Have you ever promised yourself you’d do something—call an old friend, invite someone over; take a trip; give up a grudge or mend a broken relationship?
Did you do it? If your answer is “yes,” congratulations!
If it’s “no,” there’s still time!
When I first started my coaching business, Change Engine LLC, the tagline was “If not now, when?” The business morphed from life coaching to business and retirement coaching so I changed the slogan. I haven’t changed the question. I ask it every day. “If not now, when?”
For me it’s a way of life. I’m lucky and I know it (clap my hands).
As I grow up (and older), I see some windows of opportunity narrowing and the number of “some days” diminishing. I don’t expect to hit the done button any time soon, but as we all say, “You never know.”
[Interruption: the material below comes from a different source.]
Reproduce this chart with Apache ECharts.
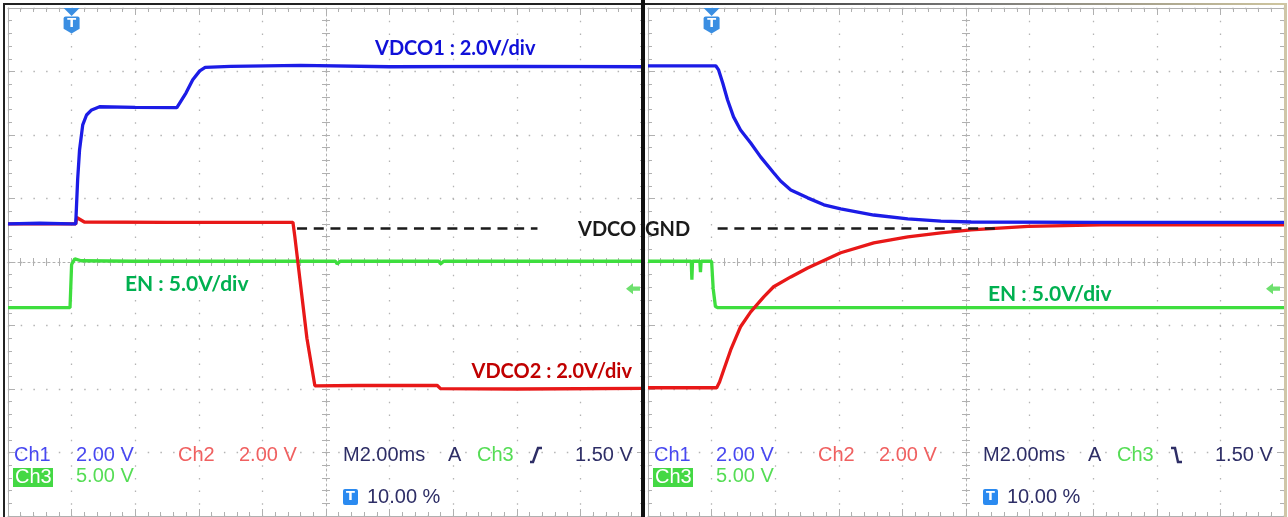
<!DOCTYPE html>
<html><head><meta charset="utf-8">
<script src="https://cdn.jsdelivr.net/npm/echarts@6/dist/echarts.min.js"></script>
<style>html,body{margin:0;padding:0;background:#fff}#c{width:1288px;height:517px}</style>
</head><body><div id="c"></div>
<script>
// ---------------- data ----------------
const timeRangeMs = [-2, 18];            // 10 div x 2 ms, trigger at 10 %
const verticalDivisions = [-4, 4];       // 8 vertical divisions
const voltsPerDiv = { ch1: 2, ch2: 2, ch3: 5 };
const groundOffsetDiv = { ch1: 0.6, ch2: 0.6, ch3: -0.72 };
const triggerLevelV = 1.5;
const gndMarkerV = -0.14;
const gndDashLeftMs = [7.09, 14.65];
const gndDashRightMs = [0.19, 9.0];

// power-on capture [time ms, volts]
const powerOnVdco1 = [[-2,0],[-1,0.02],[0,0],[0.13,0],[0.19,1.39],[0.25,2.33],[0.35,3.12],[0.47,3.43],[0.63,3.59],[0.88,3.69],[2,3.67],[3.31,3.66],[3.6,4.13],[3.81,4.54],[4.03,4.82],[4.2,4.93],[5,4.96],[7.2,4.99],[10,4.95],[14,4.96],[18,4.95]];
const powerOnVdco2 = [[-2,0],[0.13,0],[0.16,0.2],[0.4,0.06],[3,0.05],[6.96,0.05],[7.02,-0.4],[7.4,-3.6],[7.65,-5.1],[9,-5.09],[11.5,-5.09],[11.6,-5.19],[14,-5.2],[18,-5.18]];
const powerOnEn = [[-2,0],[-0.05,0],[0,3.4],[0.1,3.85],[0.3,3.7],[2,3.66],[8.3,3.66],[8.35,3.45],[8.45,3.66],[11.55,3.66],[11.6,3.45],[11.7,3.66],[18,3.66]];

// power-off capture [time ms, volts]
const powerOffVdco1 = [[-2,4.98],[0.13,4.98],[0.22,4.85],[0.35,4.44],[0.5,3.91],[0.69,3.37],[0.91,2.96],[1.23,2.55],[1.54,2.11],[1.95,1.61],[2.17,1.35],[2.49,1.07],[3.02,0.82],[3.53,0.6],[4.06,0.47],[5.1,0.28],[6.17,0.16],[7.21,0.09],[8.16,0.06],[12,0.05],[18,0.05]];
const powerOffVdco2 = [[-2,-5.16],[0.16,-5.16],[0.25,-4.98],[0.38,-4.6],[0.6,-3.97],[0.76,-3.59],[0.91,-3.24],[1.23,-2.77],[1.64,-2.3],[1.95,-1.98],[2.49,-1.67],[3.02,-1.39],[4.06,-0.91],[5.1,-0.6],[6.17,-0.41],[7.21,-0.28],[8.16,-0.19],[9.95,-0.08],[12.25,-0.03],[18,-0.03]];
const powerOffEn = [[-2,3.66],[-0.64,3.66],[-0.62,2.2],[-0.6,3.66],[-0.37,3.66],[-0.35,2.8],[-0.33,3.66],[0,3.66],[0.05,1.5],[0.12,0.1],[0.2,0],[18,0]];

const annotVdco1 = 'VDCO1 : 2.0V/div';
const annotVdco2 = 'VDCO2 : 2.0V/div';
const annotEn = 'EN : 5.0V/div';
const statusTexts = { ch1: 'Ch1', ch2: 'Ch2', ch3: 'Ch3', v2: '2.00 V', v5: '5.00 V', time: 'M2.00ms', mode: 'A', lvl: '1.50 V', pos: '10.00 %' };

// ---------------- chart ----------------
const chart = echarts.init(document.getElementById('c'));
const GRIDS = [{left:8, top:8, width:636, height:508}, {left:648, top:8, width:636, height:508}];
const gridColor = '#b0b0b0';
const COL = { blue:'#1c1ce6', red:'#e81818', green:'#3ede3e' };

function chRange(ch){ const o=groundOffsetDiv[ch], v=voltsPerDiv[ch]; return [(verticalDivisions[0]-o)*v, (verticalDivisions[1]-o)*v]; }

const xAxes=[], yAxes=[], series=[];
const tick=(inside,len,mlen)=>({axisTick:{show:true,inside,length:len,lineStyle:{color:gridColor}},minorTick:{show:true,splitNumber:5,length:mlen,lineStyle:{color:gridColor}}});

const panels = [
  {vd1: powerOnVdco1, vd2: powerOnVdco2, en: powerOnEn, dash: gndDashLeftMs},
  {vd1: powerOffVdco1, vd2: powerOffVdco2, en: powerOffEn, dash: gndDashRightMs}
];

GRIDS.forEach((g,gi)=>{
  const bx={gridIndex:gi,type:'value',min:timeRangeMs[0],max:timeRangeMs[1],interval:2,axisLabel:{show:false},splitLine:{show:false},axisLine:{show:true,onZero:false,lineStyle:{color:gridColor}}};
  xAxes.push({...bx,position:'bottom',...tick(true,7,4),splitLine:{show:true,lineStyle:{color:'#b4b4b4',type:[1.5,11.2],width:1.3}}});
  xAxes.push({...bx,position:'top',...tick(true,7,4)});
  xAxes.push({...bx,position:'bottom',offset:-254,...tick(false,4,4),axisLine:{show:true,onZero:false,lineStyle:{color:gridColor,type:[2,3]}}});
  xAxes.push({...bx,position:'top',offset:-254,...tick(false,4,4),axisLine:{show:false,onZero:false}});
  const by={gridIndex:gi,type:'value',min:verticalDivisions[0],max:verticalDivisions[1],interval:1,axisLabel:{show:false},splitLine:{show:false},axisLine:{show:true,onZero:false,lineStyle:{color:gridColor}}};
  yAxes.push({...by,position:'left',...tick(true,7,4),splitLine:{show:true,lineStyle:{color:'#b4b4b4',type:[1.5,11.2],width:1.3}}});
  yAxes.push({...by,position:'right',...tick(true,7,4)});
  yAxes.push({...by,position:'left',offset:-318,...tick(false,4,4),axisLine:{show:true,onZero:false,lineStyle:{color:gridColor,type:[2,3]}}});
  yAxes.push({...by,position:'right',offset:-318,...tick(false,4,4),axisLine:{show:false,onZero:false}});
  ['ch1','ch2','ch3'].forEach(ch=>{ const r=chRange(ch); yAxes.push({gridIndex:gi,type:'value',show:false,min:r[0],max:r[1],axisLine:{onZero:false}}); });

  const p=panels[gi], xi=gi*4, yb=gi*7+4;
  const line=(name,data,color,yi,z,extra)=>Object.assign({type:'line',name,xAxisIndex:xi,yAxisIndex:yi,data,showSymbol:false,symbol:'none',animation:false,silent:true,z,lineStyle:{color,width:3.3},itemStyle:{color}},extra||{});
  series.push(line('EN',p.en,COL.green,yb+2,3,{
    markPoint:{silent:true,animation:false,data:[{coord:[timeRangeMs[1],triggerLevelV],symbol:'path://M0,5 L6,0 L6,3 L12,3 L12,7 L6,7 L6,10 Z',symbolSize:[14,11],symbolOffset:[-11,0],itemStyle:{color:'#6ee06e'},label:{show:false}}]}
  }));
  series.push(line('VDCO2',p.vd2,COL.red,yb+1,4));
  const top=chRange('ch1')[1];
  series.push(line('VDCO1',p.vd1,COL.blue,yb,5,{
    markLine:{silent:true,animation:false,symbol:'none',label:{show:false},lineStyle:{color:'#1a1a1a',width:2.5,type:[10,6.7]},data:[[{coord:[p.dash[0],gndMarkerV]},{coord:[p.dash[1],gndMarkerV]}]]},
    markPoint:{silent:true,animation:false,data:[
      {coord:[0,top],symbol:'path://M0,0 L12,0 L6,7 Z',symbolSize:[16,8],symbolOffset:[0,4],itemStyle:{color:'#3a8ee2'},label:{show:false}},
      {coord:[0,top],symbol:'path://M2,0 L14,0 Q16,0 16,2 L16,13 L8,18 L0,13 L0,2 Q0,0 2,0 Z',symbolSize:[16,17],symbolOffset:[0,17],itemStyle:{color:'#3a8ee2'},label:{show:true,formatter:'T',color:'#fff',fontWeight:'bold',fontSize:13,fontFamily:'DejaVu Sans',position:'inside',offset:[0,-1]}}
    ]}
  }));
});

// ---------------- graphic texts & frame ----------------
const G=[];
const txt=(text,x,y,fill,font,align)=>G.push({type:'text',silent:true,z:20,style:{text,x,y,fill,font,align:align||'left',verticalAlign:'middle'}});
const annFont='bold 20px Lato';
txt(annotVdco1,375,49,'#1010d8',annFont);
txt(annotVdco2,632,372,'#c00000',annFont,'right');
txt(annotEn,125,284,'#00b050','bold 21px Lato');
txt(annotEn,988,294,'#00b050','bold 21px Lato');
txt('VDCO',578,230,'#1a1a1a',annFont);
txt('GND',645,230,'#1a1a1a',annFont);

const sf='20px "Liberation Sans"';
const navy='#2e2e66';
[0,640].forEach((dx,i)=>{
  txt(statusTexts.ch1,14+dx,455,'#4848f0',sf);
  txt(statusTexts.v2,76+dx,455,'#4848f0',sf);
  txt(statusTexts.ch2,178+dx,455,'#f06060',sf);
  txt(statusTexts.v2,239+dx,455,'#f06060',sf);
  G.push({type:'rect',silent:true,z:19,shape:{x:13+dx,y:468,width:40,height:19},style:{fill:'#44d844'}});
  txt(statusTexts.ch3,15+dx,477,'#ffffff',sf);
  txt(statusTexts.v5,76+dx,476,'#55dd55',sf);
  txt(statusTexts.time,343+dx,455,navy,sf);
  txt(statusTexts.mode,448+dx,455,navy,sf);
  txt(statusTexts.ch3,477+dx,455,'#55dd55',sf);
  const pts = i===0 ? [[530,462],[533,462],[538,448],[542,448]] : [[531,448],[535,448],[538,462],[542,462]];
  G.push({type:'polyline',silent:true,z:20,shape:{points:pts.map(p=>[p[0]+dx,p[1]])},style:{stroke:navy,lineWidth:2.5,fill:null}});
  txt(statusTexts.lvl,575+dx,455,navy,sf);
  G.push({type:'rect',silent:true,z:19,shape:{x:343+dx,y:489,width:15,height:16,r:2},style:{fill:'#2a8af0'}});
  txt('T',350.5+dx,497,'#fff','bold 13px "DejaVu Sans"','center');
  txt(statusTexts.pos,367+dx,497,navy,sf);
});
// frame
G.push({type:'rect',silent:true,z:30,shape:{x:3,y:3,width:640,height:2},style:{fill:'#222'}});
G.push({type:'rect',silent:true,z:30,shape:{x:3,y:3,width:2,height:514},style:{fill:'#222'}});
G.push({type:'rect',silent:true,z:30,shape:{x:641,y:0,width:4,height:517},style:{fill:'#111'}});
G.push({type:'rect',silent:true,z:30,shape:{x:645,y:3,width:641,height:2},style:{fill:new echarts.graphic.LinearGradient(0,0,1,0,[{offset:0,color:'#222'},{offset:0.5,color:'#777'},{offset:1,color:'#cfc6a0'}])}});
G.push({type:'rect',silent:true,z:30,shape:{x:1284,y:3,width:3,height:514},style:{fill:'#cfc6a8'}});

chart.setOption({
  backgroundColor:'#fff',
  animation:false,
  grid:GRIDS.map(g=>({...g,containLabel:false,outerBoundsMode:'none'})),
  xAxis:xAxes, yAxis:yAxes, series, graphic:G
});
</script></body></html>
That’s what I thought when I married Bob. He was 20 years older than me and had worked his whole life for the business success that was just starting to bloom. We ran two companies, side by side in related businesses.
We traveled every year to the British Virgin Islands. It was always in February when both of our businesses hit seasonal lulls. Like most business owners we worried that they wouldn’t rebound. They always did…except for the year of the Gulf War…that’s for another time. Sometimes we could afford the trip, and some years we probably should have stayed home.
Bob told me he dreamed of those vacations, so we took them. He dreamt of a big house on a hill. We built it. Now I’m not complaining—island vacations and a big house—what’s to complain about. Those were his dreams. I thought there would be plenty of time to fulfill some of mine. We did including the biggest one, adopting a child. Then time ran out. In the space of six months, Bob was diagnosed and passed away.
I am infinitely sad that we didn’t have more time and that our daughter doesn’t have her father with her on this earth. Beyond that, I have few regrets about our lives. We traveled, built the big house, loved each other and our Katie, grew our businesses and rode the roller coaster of life. We sailed in boats out of our league, explored places where we could have gotten macheted and never let a fence or a wall keep us from something fascinating.
Bob even tried to smuggle a cannon off the island of Tortola a few times. At this I drew the line. No aiding and abetting for me. Lots of adventures for sure. Yes, I’m leaving out the tough stuff. Of course, there were hard times.
After Bob died, my lack of regrets made it easier to live. I didn’t have to look back at what we didn’t do, the dreams he had that weren’t fulfilled, the chances not taken.
Not everyone can do what we did the way we did it. But most of us can answer, “Yes” to the question, “Have you done it?” if we start now. Instead of putting thoughts on a “Someday” list in our minds, what if we put them on the calendar? How would that change our lives?
Why not try it?
The next time you say to yourself, “I’d really like to see my friend in Idaho,” pick up the phone. Make up with your oldest sibling. Do it before Christmas. Meet the new neighbor. Walk over this Saturday morning. You get the gist of this. It can happen day by day simply by changing where we put those thoughts about what we’d really like to do or the memories we want to make.
There’s still time. After all, you never know.